In an effort to reduce copper levels at the Regional Wastewater Treatment Plant, the Town of Mountain Village Public Works Department will begin to add minimal amounts of orthophosphate to the Mountain Village water starting in mid-November.
The towns of Mountain Village and Telluride are both working with the State of Colorado to reduce copper levels being discharged from the plant into the San Miguel River. The addition of orthophosphates (which is comprised of phosphorous) will form a natural protective barrier on copper pipes and fixtures and limit copper from leaching into our water and sewer systems.

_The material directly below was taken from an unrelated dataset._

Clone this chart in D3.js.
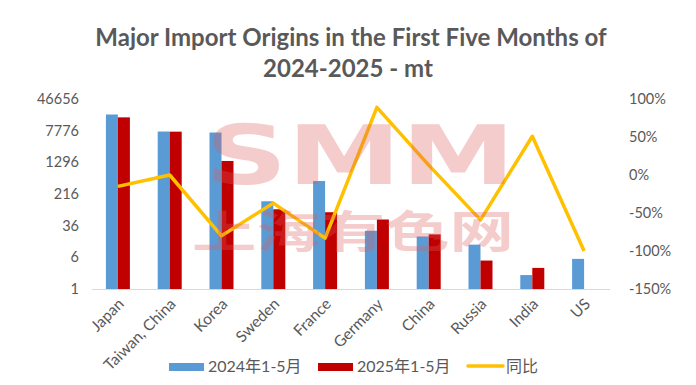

Orthophosphates have been added to 89 different water systems throughout Colorado to lower copper levels and has been deemed safe by the Food and Drug Administration. The Environmental Protection Agency has also fully approved this method for reducing copper in the water.
This pilot program will add 1.5 milligrams of orthophosphate per liter to the water which is .5 milligrams per liter of phosphorous.
A conservative estimate shows that the phosphorus added to drinking water will be less than 1 percent of the average daily phosphorus consumption for most residents. Phosphorous is found in such common foods as milk, soda, quinoa and sunflower seeds, and the estimated average daily intake of phosphorus in the United States is 1,400 milligrams.
Mountain Village will test the effectiveness of this program for one year, and if testing results are not satisfactory, the program will be discontinued.
Mountain Village water customers were notified in their November billing statement.